Seth Godin, Permission Marketing: Turning Strangers into Friends, and Friends into Customers, (Simon & Schuster, 1999)
Unlike the Cluetrain authors and Coupland, Godin is neither angry nor sarcastic, but his now-classic text has made him into one of the leading prophets of the obsolescence of traditional (“interruption-based”) big-company marketing methods. The way he tells it, a near-total rejection of modern advertising orthodoxy is only common sense. Godin dismisses the history of advertising from the 1950’s to the 1980’s as an anachronism borne of a time when consumerism was new, and few brands competed for our attention. Too much of a good thing (easy access to consumers’ minds) has vastly multiplied the number of messages clamoring for mindshare. Consumers’ retaliatory defence mechanisms are now a permanent condition of the marketplace. Companies cannot penetrate this armor with catchier jingles or increasingly intrusive pitches; instead, they need to build long-term relationships with their customers. As Godin’s chronicle of the rise and fall of interruption marketing gathers steam, the reader finds himself nodding his head at every horrifying example of intrusive advertising.
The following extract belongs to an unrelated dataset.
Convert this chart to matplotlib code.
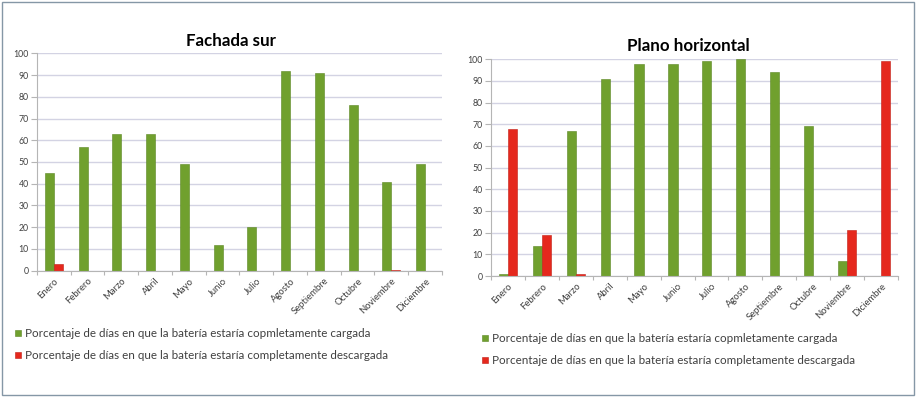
import matplotlib
matplotlib.use("Agg")
import matplotlib.pyplot as plt
import numpy as np
from matplotlib.patches import Rectangle

months = ["Enero", "Febrero", "Marzo", "Abril", "Mayo", "Junio", "Julio",
          "Agosto", "Septiembre", "Octubre", "Noviembre", "Diciembre"]
series_names = ["Porcentaje de días en que la batería estaría copmletamente cargada",
                "Porcentaje de días en que la batería estaría completamente descargada"]
titles = ["Fachada sur", "Plano horizontal"]

fachada_cargada = [45, 57, 63, 63, 49, 12, 20, 92, 91, 76, 41, 49]
fachada_descargada = [3, 0, 0, 0, 0, 0, 0, 0, 0, 0, 0.5, 0]
plano_cargada = [1, 14, 67, 91, 98, 98, 99, 100, 94, 69, 7, 0]
plano_descargada = [68, 19, 1, 0, 0, 0, 0, 0, 0, 0, 21, 99]

yticks = list(range(0, 101, 10))

GREEN = "#70a02e"
RED = "#e5281d"
GRID = "#d3d3e3"
AXIS = "#b5b5b5"
TXT = "#404040"

plt.rcParams['font.family'] = ['Lato', 'DejaVu Sans']

fig = plt.figure(figsize=(9.17, 3.98), dpi=100)
fig.patch.set_facecolor("white")

# outer frame
fig.add_artist(Rectangle((2/917, 3/398), 912/917, 393/398, transform=fig.transFigure,
                         fill=False, edgecolor="#8597a6", linewidth=1.0))

positions = [
    [37/917, 127.3/398, 405/917, 217.4/398],
    [491/917, 122/398, 407/917, 216.7/398],
]
datasets = [(fachada_cargada, fachada_descargada), (plano_cargada, plano_descargada)]
title_y = [40.5, 46]
title_x = [231, 688]
legend_pos = [(15, 328), (482, 333)]

x = np.arange(len(months))
w = 0.27
for i, (pos, (g, r)) in enumerate(zip(positions, datasets)):
    ax = fig.add_axes(pos)
    ax.set_axisbelow(True)
    bg = ax.bar(x - w/2, g, width=w, color=GREEN, edgecolor="#5b8622", linewidth=0.4,
                label=series_names[0])
    br = ax.bar(x + w/2, r, width=w, color=RED, edgecolor="#c21e16", linewidth=0.4,
                label=series_names[1])
    ax.set_xlim(-0.5, len(months) - 0.5)
    ax.set_ylim(0, 100)
    ax.set_yticks(yticks)
    ax.set_yticklabels([str(t) for t in yticks], fontsize=6.3, color=TXT)
    ax.yaxis.grid(True, color=GRID, linewidth=1.0)
    ax.set_xticks(x)
    ax.set_xticklabels(months, rotation=45, ha="right", va="top",
                       rotation_mode="anchor", fontsize=6.8, color=TXT)
    ax.set_xticks(np.arange(-0.5, len(months), 1), minor=True)
    ax.tick_params(axis="x", which="major", length=0, pad=4)
    ax.tick_params(axis="x", which="minor", length=3, color=AXIS, width=0.8)
    ax.tick_params(axis="y", length=4, color=AXIS, width=0.8, pad=2)
    for s in ["top", "right"]:
        ax.spines[s].set_visible(False)
    for s in ["left", "bottom"]:
        ax.spines[s].set_color(AXIS)
        ax.spines[s].set_linewidth(0.8)
    fig.text(title_x[i]/917, 1 - title_y[i]/398, titles[i], ha="center", va="center",
             fontsize=12.2, fontweight="bold", color="black")
    lx, ly = legend_pos[i]
    fig.legend(handles=[bg, br], loc="upper left",
               bbox_to_anchor=(lx/917, 1 - ly/398), bbox_transform=fig.transFigure,
               frameon=False, fontsize=8.4, handlelength=0.5, handleheight=0.5,
               handletextpad=0.35, labelspacing=0.95, borderpad=0, borderaxespad=0,
               labelcolor=TXT)

fig.savefig("out.png", dpi=100, facecolor="white")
Like Cluetrain, Permission Marketing begins from the premise that corporations need to understand how people actually live. Above all, we’re busy. We have heard it all. We have caller ID, mute buttons, and a million other devices intended to shelter us from the cacaphony.
The opposite of interruption marketing, of course, is marketing to consumers who have explicitly given their permission to be contacted. Since Godin lays out a number of highly original and ground-breaking ideas, many of which foreshadowed the huge boom in the development of opt-in email lists, those who do any kind of e-mail marketing will be on shaky ground unless they’ve read Godin.
Unfortunately, the manner in which corporations have interpreted the idea of permission-based marketing boils down to a heavy dose of email to their customers, email which often violates Godin’s stipulations that communications should be personal, anticipated, and relevant.
Godin is willing to take his share of the blame for how the promise of permission marketing got distorted, and turned our email inboxes into battlegrounds (“Permission Marketers: Did We Blow It?“). Arguably, the problem lies to some extent in the lack of plausibility of Godin’s original formulation of the concept and principles of permission. His indictment of intrusive mass marketing is unimpeachable, but there is an over-optimism on the permission marketing side of the argument. Consumers don’t give so-called permission nearly as cheerfully as Godin’s original argument let on. Yahoo, which had hired Godin for a brief period to be its VP of Permission Marketing, is now learning that it’s easier to theorize about securing customers’ permission than it is to actually do it.
The failure of companies like Yahoo! to profitably implement these principles, and the relative success of “club ’em over the head” methods employed by their competitor AOL, seem to be cause for despair. Surely, if any of this stuff is true, companies like AOL would crumble as consumers tuned out the noise. So far, that hasn’t happened. Good old interruption marketing lives on. To millions of viewers, the commercials during the Super Bowl are not an intrusion, they’re “destination television.” Maybe what Godin has discovered is not a universal principle of the advertising business, but rather the fact that those residing in higher socioeconomic strata have more options for tuning out the noise, and more cultural and professional motivations for doing so. If that’s all it is, it’s still an important contribution, since many businesses – especially those in the technology industry – market to a more upscale demographic.
Ultimately, Godin’s approach can explain some things, but he fails to acknowledge the continued success of major brands like Budweiser and Gillette, who have continued to win the battle to stay first in the mind of their mass market. If Godin had to do it all over again, Permission Marketing might have done well to bill itself as a manual for marketing to highly discerning professionals in a B2B environment, and how to break through to “opinion leaders,” IT managers, and journalists as opposed to customers in general. But then again, that more specialized focus would have prevented the book from becoming a bestseller.
“Even though they work better than advertising, these [direct marketing] techniques are astonishingly wasteful. A 2 percent response for a direct mail campaign will earn the smart marketer a raise at most companies. But a 2 percent response means that the same campaign was trashed, ignored, or rejected by an amazing 98 percent of the target audience! From the perspective of the marketer, however, if the campaign earns more than it costs, it’s worth doing again.
Of course, just as suburbanites learned when they fled the city to avoid the crowds, if a strategy works, other people will be right on your heels. That bucolic countryside fills up rapidly with other people looking to get away from it all. Correspondingly, as each of these promotional media becomes measurably effective, every smart marketer rushes to join in. Finding a unique approach that cuts through the clutter is usually very short-lived.”